Di layar monitor, dua titik terus bergerak mendekati sebuah titik yang merupakan pesawat Anderson. Tak lama kemudian, di langit yang gelap, cahaya benderang muncul. “Beberapa pecahan peluru menembus kokpit, menembus setelan tekanan parsial pilot dan bagian belakang helmnya. Rudolf Anderson mungkin tewas seketika. Dia entah bagaimana selamat dari ledakan awal, dia pasti mati beberapa detik kemudian, karena kehilangan oksigen dan karena depresurisasi,” sambung Dobbs.
“’Target Nomor 33 dihancurkan,’ lapornya pada pukul 10.19 pagi.”
Reruntuhan pesawat Anderson mayoritas jatuh ke daratan sekira delapan mil dari situs SAM Banes. Sebuah sayapnya jatuh di Desa Veguitas, sementara ekor pesawat jatuh ke laut, dan bagian badan pesawat berikut tubuh Anderson di dalamnya jatuh di ladang tebu.
Pada 31 Oktober, Sekjen PBB U Thant, yang baru menemui Castro, mengumumkan Anderson telah tewas. Pemerintah Kuba kemudian menyerahkan jenazahnya pada 4 November. Presiden Kennedy lalu menganugerahi Anderson, satu-satunya korban jiwa dalam Krisis Misil Kuba, dengan First Air Force Cross.
Baca juga: CIA Incar Jenggot Castro
Upaya perdamaian yang dibangun Presiden Kennedy dan PM Soviet Khrushchev lewat surat-menyurat pribadi sejak 1961 pun kembali membentur tembok dengan kematian Anderson. Padahal, pada Jumat malam 26 Oktober sebelum misi Anderson, Kennedy menyepakati tawaran Khrushchev untuk menarik rudal-rudal Amerika di Turki sebagai ganti penarikan rudal-rudal Soviet di Kuba.

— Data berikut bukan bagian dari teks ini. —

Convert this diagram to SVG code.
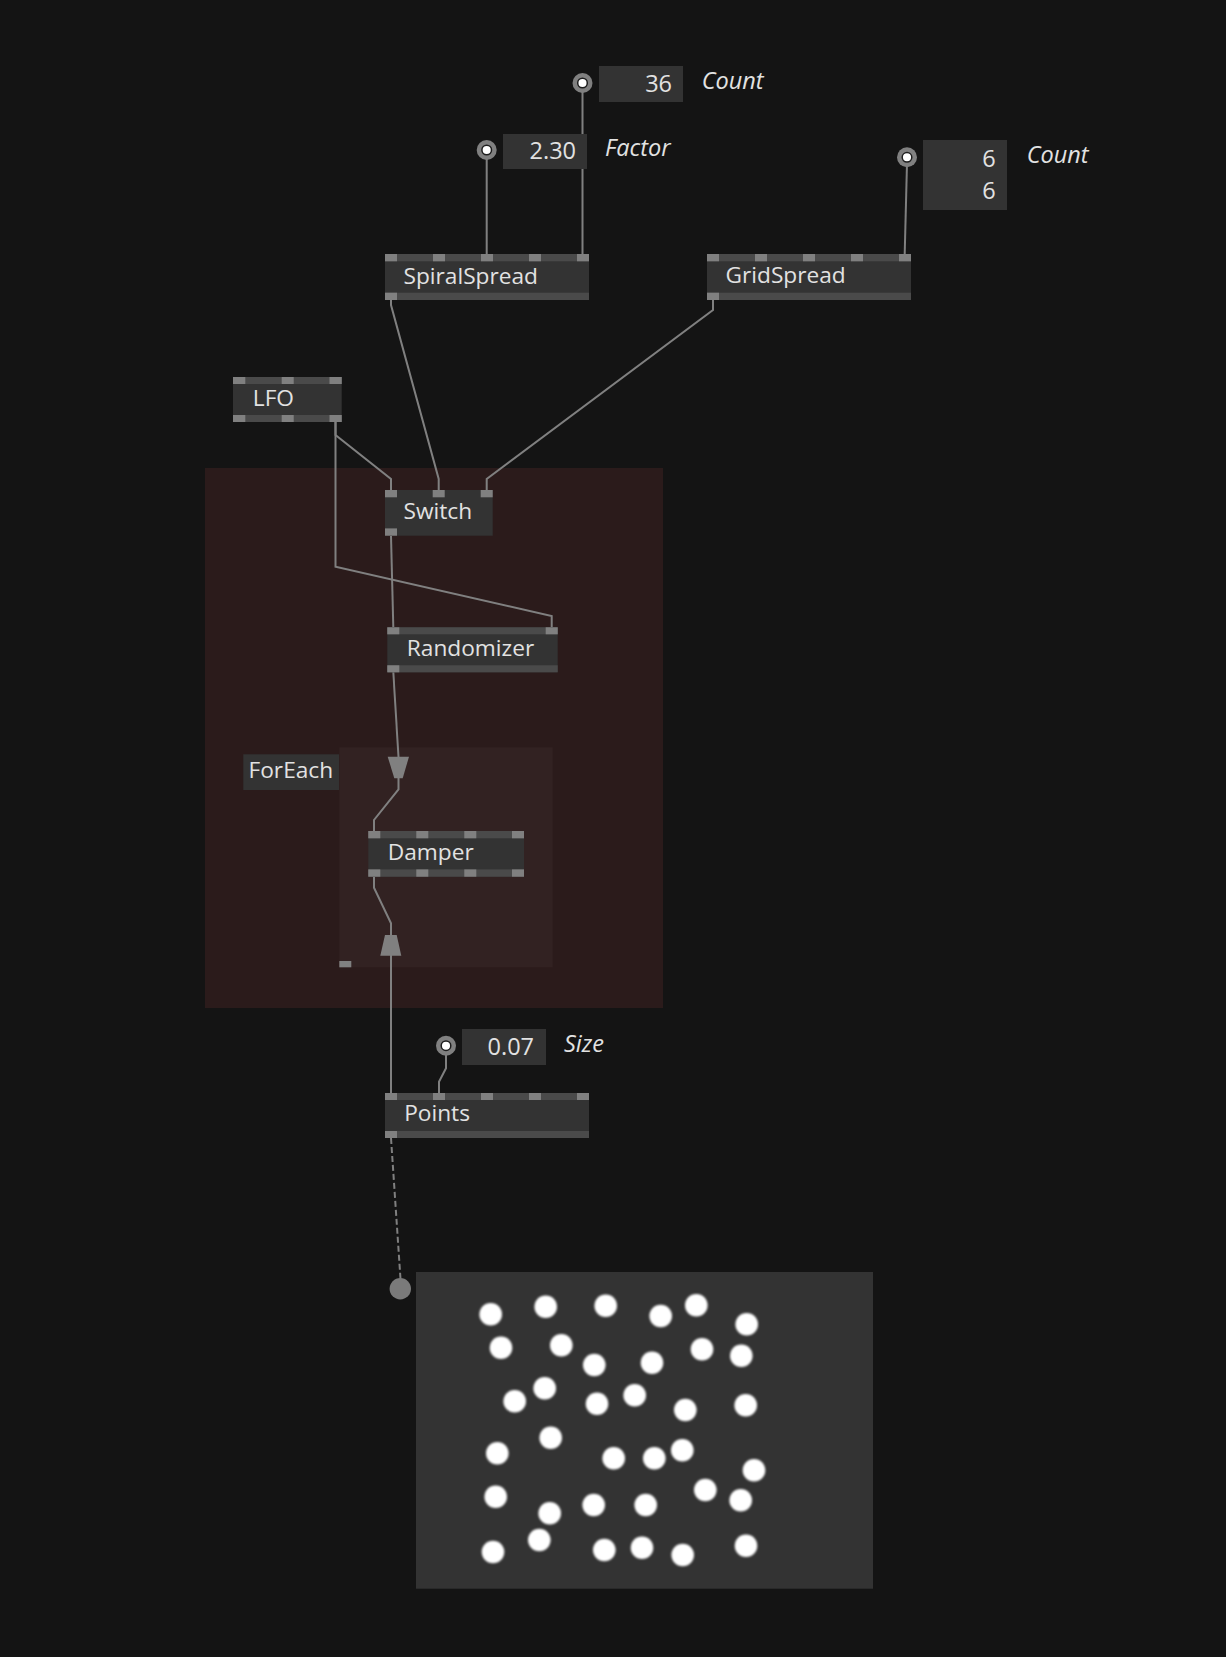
<svg xmlns="http://www.w3.org/2000/svg" width="1226" height="1657" viewBox="0 0 1226 1657">
<style>
.bg{fill:#141414}
.body{fill:#333333}
.bar{fill:#4a4a4a}
.port{fill:#808080}
.wire{fill:none;stroke:#808080;stroke-width:2}
.title{font-family:"Open Sans","DejaVu Sans",sans-serif;font-size:22.7px;fill:#e2e2e2}
.val{font-family:"Open Sans","DejaVu Sans",sans-serif;font-size:23.5px;fill:#e2e2e2;text-anchor:end}
.lbl{font-family:"Open Sans","DejaVu Sans",sans-serif;font-size:23.5px;font-style:italic;fill:#e2e2e2}
.pinO{fill:#808080}
.pinI{fill:#ffffff;stroke:#1e1e1e;stroke-width:1.5}
.dot{fill:#ffffff;filter:url(#soft)}
.arrow{fill:#808080}
</style>
<defs>
<filter id="soft" x="-30%" y="-30%" width="160%" height="160%"><feGaussianBlur stdDeviation="0.9"/></filter>
</defs>
<rect class="bg" x="0" y="0" width="1226" height="1657"/>

<g id="group-outer"><rect x="205" y="468" width="458" height="540" fill="#2b1b1b"/></g>
<g id="group-foreach">
<rect x="339.3" y="747.3" width="213.4" height="220" fill="#322222"/>
<rect x="243.3" y="754.3" width="95.7" height="35.7" class="body"/>
<text x="248.5" y="778.3" class="title">ForEach</text>
<rect x="339.3" y="961" width="12" height="6.3" class="port"/>
</g>

<g id="connectors">
<line class="wire" x1="582.5" y1="90" x2="582.5" y2="254"/>
<line class="wire" x1="486.7" y1="156" x2="486.7" y2="254"/>
<line class="wire" x1="907" y1="163" x2="904.7" y2="254"/>
<polyline class="wire" points="391,300 391,305 438.7,479 438.7,490"/>
<polyline class="wire" points="713,300 713,310 486.7,479 486.7,490"/>
<polyline class="wire" points="335.5,422 335.5,435 391,479 391,490"/>
<polyline class="wire" points="335.5,422 335.5,566.7 551.7,616 551.7,627"/>
<line class="wire" x1="391" y1="536" x2="393.3" y2="627"/>
<line class="wire" x1="444.7" y1="493.7" x2="480.7" y2="493.7"/>
<line class="wire" x1="393.3" y1="672" x2="398.5" y2="757"/>
<polygon class="arrow" points="387.7,756.7 409,756.7 402.7,778.3 394.3,778.3"/>
<polyline class="wire" points="398.5,778 398.5,789.3 374,820 374,831"/>
<polyline class="wire" points="374,877 374,887.7 391,923.3 391,935"/>
<polygon class="arrow" points="385,935 396.7,935 401.3,955.7 380.3,955.7"/>
<line class="wire" x1="391" y1="955" x2="391" y2="1093"/>
<polyline class="wire" points="446,1052 446,1068.3 439,1081.7 439,1093"/>
<line class="wire" x1="391" y1="1138" x2="400.5" y2="1279" stroke-dasharray="6,3"/>
<circle cx="400.3" cy="1288.7" r="10.7" fill="#7a7a7a"/>
</g>

<g id="pin-count">
<rect x="599" y="66" width="84" height="36" class="body"/>
<text x="672" y="91.7" class="val">36</text>
<text x="701.7" y="89" class="lbl">Count</text>
<circle cx="582.5" cy="83" r="10" class="pinO"/>
<circle cx="582.5" cy="83" r="4.8" class="pinI"/>
</g>
<g id="pin-factor">
<rect x="503" y="134" width="84" height="35" class="body"/>
<text x="576" y="159" class="val">2.30</text>
<text x="605" y="155.7" class="lbl">Factor</text>
<circle cx="486.7" cy="150" r="10" class="pinO"/>
<circle cx="486.7" cy="150" r="4.8" class="pinI"/>
</g>
<g id="pin-gridcount">
<rect x="923" y="140" width="84" height="70" class="body"/>
<text x="995.7" y="166.7" class="val">6</text>
<text x="995.7" y="199.3" class="val">6</text>
<text x="1026.7" y="163.3" class="lbl">Count</text>
<circle cx="907" cy="157.3" r="10" class="pinO"/>
<circle cx="907" cy="157.3" r="4.8" class="pinI"/>
</g>
<g id="pin-size">
<rect x="462" y="1029" width="84" height="36" class="body"/>
<text x="534" y="1055" class="val">0.07</text>
<text x="564" y="1051.7" class="lbl">Size</text>
<circle cx="446" cy="1045.7" r="10" class="pinO"/>
<circle cx="446" cy="1045.7" r="4.8" class="pinI"/>
</g>

<g id="node-spiralspread">
<rect x="385" y="254" width="204" height="46" class="body"/>
<rect x="385" y="254" width="204" height="7.3" class="bar"/>
<rect x="385" y="292.7" width="204" height="7.3" class="bar"/>
<rect x="385" y="254" width="12" height="7.3" class="port"/>
<rect x="433" y="254" width="12" height="7.3" class="port"/>
<rect x="481" y="254" width="12" height="7.3" class="port"/>
<rect x="529" y="254" width="12" height="7.3" class="port"/>
<rect x="577" y="254" width="12" height="7.3" class="port"/>
<rect x="385" y="292.7" width="12" height="7.3" class="port"/>
<text x="403.5" y="284" class="title">SpiralSpread</text>
</g>

<g id="node-gridspread">
<rect x="707" y="254" width="204" height="46" class="body"/>
<rect x="707" y="254" width="204" height="7.3" class="bar"/>
<rect x="707" y="292.7" width="204" height="7.3" class="bar"/>
<rect x="707" y="254" width="12" height="7.3" class="port"/>
<rect x="755" y="254" width="12" height="7.3" class="port"/>
<rect x="803" y="254" width="12" height="7.3" class="port"/>
<rect x="851" y="254" width="12" height="7.3" class="port"/>
<rect x="899" y="254" width="12" height="7.3" class="port"/>
<rect x="707" y="292.7" width="12" height="7.3" class="port"/>
<text x="725.5" y="283.3" class="title">GridSpread</text>
</g>

<g id="node-lfo">
<rect x="233" y="377" width="108.7" height="45" class="body"/>
<rect x="233" y="377" width="108.7" height="7" class="bar"/>
<rect x="233" y="415" width="108.7" height="7" class="bar"/>
<rect x="233" y="377" width="12.3" height="7" class="port"/>
<rect x="281.7" y="377" width="12" height="7" class="port"/>
<rect x="329.5" y="377" width="12.2" height="7" class="port"/>
<rect x="233" y="415" width="12.3" height="7" class="port"/>
<rect x="281.7" y="415" width="12" height="7" class="port"/>
<rect x="329.5" y="415" width="12.2" height="7" class="port"/>
<text x="252.8" y="405.7" class="title">LFO</text>
</g>

<g id="node-switch">
<rect x="385" y="490" width="107.7" height="45.7" class="body"/>
<rect x="385" y="490" width="12" height="7.3" class="port"/>
<rect x="432.7" y="490" width="12" height="7.3" class="port"/>
<rect x="480.7" y="490" width="12" height="7.3" class="port"/>
<rect x="385" y="528.4" width="12" height="7.3" class="port"/>
<text x="403.5" y="519" class="title">Switch</text>
</g>

<g id="node-randomizer">
<rect x="387.3" y="627.3" width="170.4" height="45" class="body"/>
<rect x="387.3" y="627.3" width="170.4" height="7" class="bar"/>
<rect x="387.3" y="665.3" width="170.4" height="7" class="bar"/>
<rect x="387.3" y="627.3" width="12" height="7" class="port"/>
<rect x="545.7" y="627.3" width="12" height="7" class="port"/>
<rect x="387.3" y="665.3" width="12" height="7" class="port"/>
<text x="406.8" y="655.7" class="title">Randomizer</text>
</g>

<g id="node-damper">
<rect x="368.3" y="831" width="155.7" height="45.7" class="body"/>
<rect x="368.3" y="831" width="155.7" height="7.3" class="bar"/>
<rect x="368.3" y="869.4" width="155.7" height="7.3" class="bar"/>
<rect x="368.3" y="831" width="12" height="7.3" class="port"/>
<rect x="416.3" y="831" width="12" height="7.3" class="port"/>
<rect x="464.3" y="831" width="12" height="7.3" class="port"/>
<rect x="512" y="831" width="12" height="7.3" class="port"/>
<rect x="368.3" y="869.4" width="12" height="7.3" class="port"/>
<rect x="416.3" y="869.4" width="12" height="7.3" class="port"/>
<rect x="464.3" y="869.4" width="12" height="7.3" class="port"/>
<rect x="512" y="869.4" width="12" height="7.3" class="port"/>
<text x="387.8" y="860" class="title">Damper</text>
</g>

<g id="node-points">
<rect x="385" y="1093" width="204" height="45" class="body"/>
<rect x="385" y="1093" width="204" height="7" class="bar"/>
<rect x="385" y="1131" width="204" height="7" class="bar"/>
<rect x="385" y="1093" width="12" height="7" class="port"/>
<rect x="433" y="1093" width="12" height="7" class="port"/>
<rect x="481" y="1093" width="12" height="7" class="port"/>
<rect x="529" y="1093" width="12" height="7" class="port"/>
<rect x="577" y="1093" width="12" height="7" class="port"/>
<rect x="385" y="1131" width="12" height="7" class="port"/>
<text x="404.2" y="1121" class="title">Points</text>
</g>

<g id="preview">
<rect x="416" y="1272" width="457" height="316.7" fill="#333333"/>
<g class="dots">
<circle class="dot" cx="490.7" cy="1314.3" r="11.3"/>
<circle class="dot" cx="545.7" cy="1306.7" r="11.3"/>
<circle class="dot" cx="605.7" cy="1305.7" r="11.3"/>
<circle class="dot" cx="660.7" cy="1316" r="11.3"/>
<circle class="dot" cx="696.3" cy="1305.3" r="11.3"/>
<circle class="dot" cx="746.7" cy="1324.3" r="11.3"/>
<circle class="dot" cx="501" cy="1347.7" r="11.3"/>
<circle class="dot" cx="561.3" cy="1345.3" r="11.3"/>
<circle class="dot" cx="594.3" cy="1365" r="11.3"/>
<circle class="dot" cx="652" cy="1362.7" r="11.3"/>
<circle class="dot" cx="702" cy="1349.3" r="11.3"/>
<circle class="dot" cx="741.3" cy="1355.7" r="11.3"/>
<circle class="dot" cx="514.7" cy="1401.3" r="11.3"/>
<circle class="dot" cx="544.7" cy="1388.3" r="11.3"/>
<circle class="dot" cx="597" cy="1403.7" r="11.3"/>
<circle class="dot" cx="634.7" cy="1395.3" r="11.3"/>
<circle class="dot" cx="685.3" cy="1410" r="11.3"/>
<circle class="dot" cx="745.7" cy="1405.3" r="11.3"/>
<circle class="dot" cx="497.3" cy="1453.3" r="11.3"/>
<circle class="dot" cx="550.7" cy="1437.7" r="11.3"/>
<circle class="dot" cx="613.7" cy="1458.3" r="11.3"/>
<circle class="dot" cx="654.3" cy="1458.3" r="11.3"/>
<circle class="dot" cx="682.3" cy="1450.3" r="11.3"/>
<circle class="dot" cx="754" cy="1470.3" r="11.3"/>
<circle class="dot" cx="495.7" cy="1496.7" r="11.3"/>
<circle class="dot" cx="549.7" cy="1513.3" r="11.3"/>
<circle class="dot" cx="593.7" cy="1505" r="11.3"/>
<circle class="dot" cx="645.7" cy="1505" r="11.3"/>
<circle class="dot" cx="705.3" cy="1490" r="11.3"/>
<circle class="dot" cx="740.7" cy="1500.3" r="11.3"/>
<circle class="dot" cx="493" cy="1552" r="11.3"/>
<circle class="dot" cx="539.3" cy="1540" r="11.3"/>
<circle class="dot" cx="604.3" cy="1550" r="11.3"/>
<circle class="dot" cx="642" cy="1547.7" r="11.3"/>
<circle class="dot" cx="682.7" cy="1555" r="11.3"/>
<circle class="dot" cx="746" cy="1545.7" r="11.3"/>
</g>
</g>
</svg>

Atas kematian Anderson, Kennedy didesak Kepala Gabungan Kepala Staf untuk mengerahkan serangan balasan pada Senin, 2 November 1962. Namun, Kennedy tak segera mengiyakan. Setelah berpikir keras, dia akhirnya mengambil keputusan penting.
“JFK membatalkan pembalasan Angkatan Udara atas jatuhnya U-2. Dia melanjutkan pencarian resolusi damai. Kepala Gabungan kecewa. Robert Kennedy dan Theodore Sorensen kemudian membuat draf surat untuk menerima proposal pertama Khrushchev, sambil mengabaikan permintaan selanjutnya agar AS menarik misilnya dari Turki,” tulis James W. Douglass dalam JFK and the Unspeakable: Why He Died and Why It Matters.